| EXERCISE TASK |
Set down the data below from its first line to the line holding "const dStyroErr = [0.15, 0.1, 0.22];", inclusive; omit all pictures.

| DATA |
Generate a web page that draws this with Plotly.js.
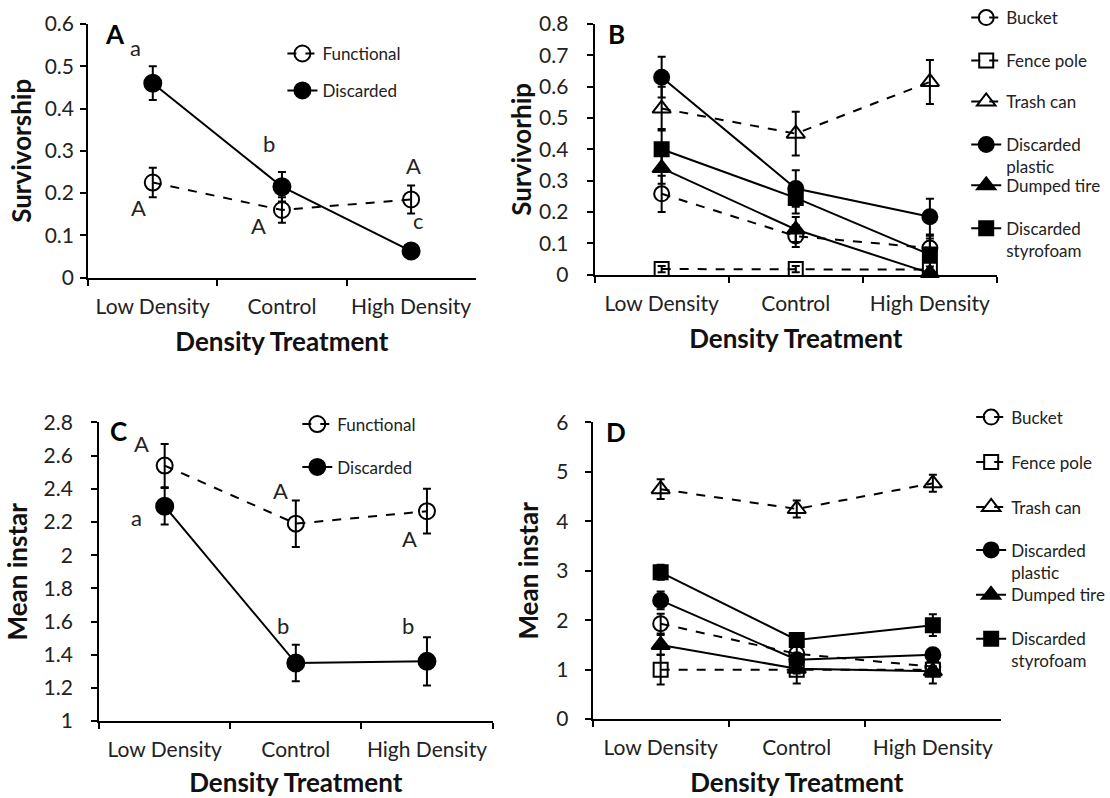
<!DOCTYPE html>
<html><head><meta charset="utf-8">
<script src="https://cdn.plot.ly/plotly-3.0.1.min.js"></script>
<style>html,body{margin:0;padding:0;background:#fff}#chart{width:1110px;height:798px}</style>
</head><body><div id="chart"></div>
<script>
const treatments = ['Low Density', 'Control', 'High Density'];

// Panel A: survivorship, functional vs discarded
const aFunctional = [0.225, 0.16, 0.185];
const aFunctionalErr = [0.035, 0.03, 0.033];
const aDiscarded = [0.46, 0.215, 0.063];
const aDiscardedErr = [0.04, 0.035, 0.008];
const aLettersFunctional = ['A', 'A', 'A'];
const aLettersDiscarded = ['a', 'b', 'c'];

// Panel B: survivorship by habitat
const bBucket = [0.258, 0.123, 0.085];
const bBucketErr = [0.058, 0.035, 0.03];
const bFence = [0.018, 0.018, 0.016];
const bFenceErr = [0.01, 0.01, 0.01];
const bTrash = [0.53, 0.45, 0.615];
const bTrashErr = [0.07, 0.07, 0.07];
const bPlastic = [0.63, 0.275, 0.185];
const bPlasticErr = [0.065, 0.058, 0.057];
const bTire = [0.34, 0.144, 0.005];
const bTireErr = [0.05, 0.04, 0.01];
const bStyro = [0.40, 0.245, 0.064];
const bStyroErr = [0.065, 0.05, 0.06];

// Panel C: mean instar, functional vs discarded
const cFunctional = [2.54, 2.19, 2.265];
const cFunctionalErr = [0.13, 0.14, 0.135];
const cDiscarded = [2.295, 1.35, 1.36];
const cDiscardedErr = [0.11, 0.11, 0.145];
const cLettersFunctional = ['A', 'A', 'A'];
const cLettersDiscarded = ['a', 'b', 'b'];

// Panel D: mean instar by habitat
const dBucket = [1.93, 1.32, 1.06];
const dBucketErr = [0.2, 0.15, 0.1];
const dFence = [1.0, 1.0, 1.0];
const dFenceErr = [0.3, 0.28, 0.28];
const dTrash = [4.65, 4.25, 4.77];
const dTrashErr = [0.2, 0.17, 0.17];
const dPlastic = [2.40, 1.20, 1.30];
const dPlasticErr = [0.18, 0.1, 0.1];
const dTire = [1.50, 1.02, 0.97];
const dTireErr = [0.2, 0.1, 0.1];
const dStyro = [2.97, 1.60, 1.90];
const dStyroErr = [0.15, 0.1, 0.22];

const habitatNames = ['Bucket', 'Fence pole', 'Trash can', 'Discarded<br>plastic', 'Dumped tire', 'Discarded<br>styrofoam'];
const FONT = 'Lato, "Open Sans", sans-serif';

function tr(y, err, name, sym, size, dash, xa, ya, leg) {
  return {
    type: 'scatter', mode: 'lines+markers', x: treatments, y: y, name: name,
    xaxis: xa, yaxis: ya, legend: leg, cliponaxis: false,
    line: {color: 'black', width: 2, dash: dash},
    marker: {symbol: sym, size: size, color: 'black', line: {color: 'black', width: 2}},
    error_y: {type: 'data', array: err, visible: true, color: 'black', thickness: 2, width: 4}
  };
}

const data = [
  tr(aFunctional, aFunctionalErr, 'Functional', 'circle-open', 16, 'dash', 'x', 'y', 'legend'),
  tr(aDiscarded, aDiscardedErr, 'Discarded', 'circle', 17, 'solid', 'x', 'y', 'legend2'),

  tr(bBucket, bBucketErr, habitatNames[0], 'circle-open', 15, 'dash', 'x2', 'y2', 'legend3'),
  tr(bFence, bFenceErr, habitatNames[1], 'square-open', 14, 'dash', 'x2', 'y2', 'legend4'),
  tr(bTrash, bTrashErr, habitatNames[2], 'triangle-up-open', 16, 'dash', 'x2', 'y2', 'legend5'),
  tr(bPlastic, bPlasticErr, habitatNames[3], 'circle', 15, 'solid', 'x2', 'y2', 'legend6'),
  tr(bTire, bTireErr, habitatNames[4], 'triangle-up', 16, 'solid', 'x2', 'y2', 'legend7'),
  tr(bStyro, bStyroErr, habitatNames[5], 'square', 14, 'solid', 'x2', 'y2', 'legend8'),

  tr(cFunctional, cFunctionalErr, 'Functional', 'circle-open', 16, 'dash', 'x3', 'y3', 'legend9'),
  tr(cDiscarded, cDiscardedErr, 'Discarded', 'circle', 17, 'solid', 'x3', 'y3', 'legend10'),

  tr(dBucket, dBucketErr, habitatNames[0], 'circle-open', 15, 'dash', 'x4', 'y4', 'legend11'),
  tr(dFence, dFenceErr, habitatNames[1], 'square-open', 14, 'dash', 'x4', 'y4', 'legend12'),
  tr(dTrash, dTrashErr, habitatNames[2], 'triangle-up-open', 16, 'dash', 'x4', 'y4', 'legend13'),
  tr(dPlastic, dPlasticErr, habitatNames[3], 'circle', 15, 'solid', 'x4', 'y4', 'legend14'),
  tr(dTire, dTireErr, habitatNames[4], 'triangle-up', 16, 'solid', 'x4', 'y4', 'legend15'),
  tr(dStyro, dStyroErr, habitatNames[5], 'square', 14, 'solid', 'x4', 'y4', 'legend16')
];

const W = 1110, H = 798;
function px(x) { return x / W; }
function py(y) { return 1 - y / H; }

function xax(x0, x1, anchor) {
  return {
    domain: [px(x0), px(x1)], anchor: anchor, type: 'category', categoryarray: treatments,
    range: [-0.5, 2.5], tickson: 'boundaries', ticks: 'outside', ticklen: 6, tickwidth: 2,
    tickcolor: 'black', showline: true, linewidth: 2, linecolor: 'black', showgrid: false,
    zeroline: false, fixedrange: true, ticklabelstandoff: 9, tickangle: 0,
    tickfont: {family: FONT, size: 21, color: '#222'},
    title: {text: '<b>Density Treatment</b>', font: {family: FONT, size: 26, color: '#111'}, standoff: 16}
  };
}
function yax(y0, y1, anchor, range, dtick, title, labelGap, titleGap) {
  return {
    domain: [py(y1), py(y0)], anchor: anchor, range: range, dtick: dtick,
    ticks: 'outside', ticklen: 6, tickwidth: 2, tickcolor: 'black',
    showline: true, linewidth: 2, linecolor: 'black', showgrid: false, zeroline: false,
    fixedrange: true, ticklabelstandoff: labelGap,
    tickfont: {family: FONT, size: 21, color: '#222'},
    title: {text: '<b>' + title + '</b>', font: {family: FONT, size: 26, color: '#111'}, standoff: titleGap}
  };
}

const legendSpots = [
  [285, 47], [285, 84],
  [975, 11], [975, 54], [975, 95], [975, 138], [975, 179], [975, 222],
  [300, 418], [300, 461],
  [980, 411], [980, 456], [980, 501], [980, 544], [980, 589], [980, 633]
];

const layout = {
  width: W, height: H, margin: {l: 0, r: 0, t: 0, b: 0},
  paper_bgcolor: 'white', plot_bgcolor: 'white',
  font: {family: FONT, color: '#222'},
  xaxis: xax(89, 480, 'y'),
  yaxis: yax(23, 277, 'x', [0, 0.6], 0.1, 'Survivorship', 2, 6),
  xaxis2: xax(600, 1006, 'y2'),
  yaxis2: yax(23, 274, 'x2', [0, 0.8], 0.1, 'Survivorhip', 14, 0),
  xaxis3: xax(100, 497, 'y3'),
  yaxis3: yax(422, 721, 'x3', [1, 2.8], 0.2, 'Mean instar', 14, 8),
  xaxis4: xax(598, 1010, 'y4'),
  yaxis4: yax(422, 719, 'x4', [0, 6], 1, 'Mean instar', 12, 10),
  annotations: [],
  showlegend: true
};

legendSpots.forEach(function (s, i) {
  const key = i === 0 ? 'legend' : 'legend' + (i + 1);
  layout[key] = {
    x: px(s[0]), y: py(s[1] - 12), xanchor: 'left', yanchor: 'top',
    bgcolor: 'rgba(0,0,0,0)', borderwidth: 0, valign: 'top',
    font: {family: FONT, size: 17, color: '#222'}, itemclick: false, itemdoubleclick: false
  };
});

function panelLetter(t, x, y) {
  layout.annotations.push({text: '<b>' + t + '</b>', x: px(x), y: py(y), xref: 'paper', yref: 'paper',
    xanchor: 'left', yanchor: 'middle',
    showarrow: false, font: {family: FONT, size: 26, color: 'black'}});
}
panelLetter('A', 104, 33);
panelLetter('B', 612, 33);
panelLetter('C', 109, 431);
panelLetter('D', 609, 432);

function letter(t, xa, ya, xi, y, xs) {
  layout.annotations.push({text: t, x: treatments[xi], y: y, xref: xa, yref: ya, xshift: xs,
    showarrow: false, font: {family: FONT, size: 22, color: '#222'}});
}
// Panel A significance letters
letter(aLettersDiscarded[0], 'x', 'y', 0, 0.545, -17);
letter(aLettersDiscarded[1], 'x', 'y', 1, 0.317, -13);
letter(aLettersDiscarded[2], 'x', 'y', 2, 0.135, 7);
letter(aLettersFunctional[0], 'x', 'y', 0, 0.165, -14);
letter(aLettersFunctional[1], 'x', 'y', 1, 0.123, -23);
letter(aLettersFunctional[2], 'x', 'y', 2, 0.265, 2);
// Panel C significance letters
letter(cLettersFunctional[0], 'x3', 'y3', 0, 2.675, -23);
letter(cLettersDiscarded[0], 'x3', 'y3', 0, 2.229, -28);
letter(cLettersFunctional[1], 'x3', 'y3', 1, 2.392, -15);
letter(cLettersFunctional[2], 'x3', 'y3', 2, 2.102, -17);
letter(cLettersDiscarded[1], 'x3', 'y3', 1, 1.578, -13);
letter(cLettersDiscarded[2], 'x3', 'y3', 2, 1.578, -19);

Plotly.newPlot('chart', data, layout, {displayModeBar: false, staticPlot: true});
</script></body></html>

| REPLY TO THE TASK |
Generate a web page that draws this with Plotly.js.
<!DOCTYPE html>
<html><head><meta charset="utf-8">
<script src="https://cdn.plot.ly/plotly-3.0.1.min.js"></script>
<style>html,body{margin:0;padding:0;background:#fff}#chart{width:1110px;height:798px}</style>
</head><body><div id="chart"></div>
<script>
const treatments = ['Low Density', 'Control', 'High Density'];

// Panel A: survivorship, functional vs discarded
const aFunctional = [0.225, 0.16, 0.185];
const aFunctionalErr = [0.035, 0.03, 0.033];
const aDiscarded = [0.46, 0.215, 0.063];
const aDiscardedErr = [0.04, 0.035, 0.008];
const aLettersFunctional = ['A', 'A', 'A'];
const aLettersDiscarded = ['a', 'b', 'c'];

// Panel B: survivorship by habitat
const bBucket = [0.258, 0.123, 0.085];
const bBucketErr = [0.058, 0.035, 0.03];
const bFence = [0.018, 0.018, 0.016];
const bFenceErr = [0.01, 0.01, 0.01];
const bTrash = [0.53, 0.45, 0.615];
const bTrashErr = [0.07, 0.07, 0.07];
const bPlastic = [0.63, 0.275, 0.185];
const bPlasticErr = [0.065, 0.058, 0.057];
const bTire = [0.34, 0.144, 0.005];
const bTireErr = [0.05, 0.04, 0.01];
const bStyro = [0.40, 0.245, 0.064];
const bStyroErr = [0.065, 0.05, 0.06];

// Panel C: mean instar, functional vs discarded
const cFunctional = [2.54, 2.19, 2.265];
const cFunctionalErr = [0.13, 0.14, 0.135];
const cDiscarded = [2.295, 1.35, 1.36];
const cDiscardedErr = [0.11, 0.11, 0.145];
const cLettersFunctional = ['A', 'A', 'A'];
const cLettersDiscarded = ['a', 'b', 'b'];

// Panel D: mean instar by habitat
const dBucket = [1.93, 1.32, 1.06];
const dBucketErr = [0.2, 0.15, 0.1];
const dFence = [1.0, 1.0, 1.0];
const dFenceErr = [0.3, 0.28, 0.28];
const dTrash = [4.65, 4.25, 4.77];
const dTrashErr = [0.2, 0.17, 0.17];
const dPlastic = [2.40, 1.20, 1.30];
const dPlasticErr = [0.18, 0.1, 0.1];
const dTire = [1.50, 1.02, 0.97];
const dTireErr = [0.2, 0.1, 0.1];
const dStyro = [2.97, 1.60, 1.90];
const dStyroErr = [0.15, 0.1, 0.22];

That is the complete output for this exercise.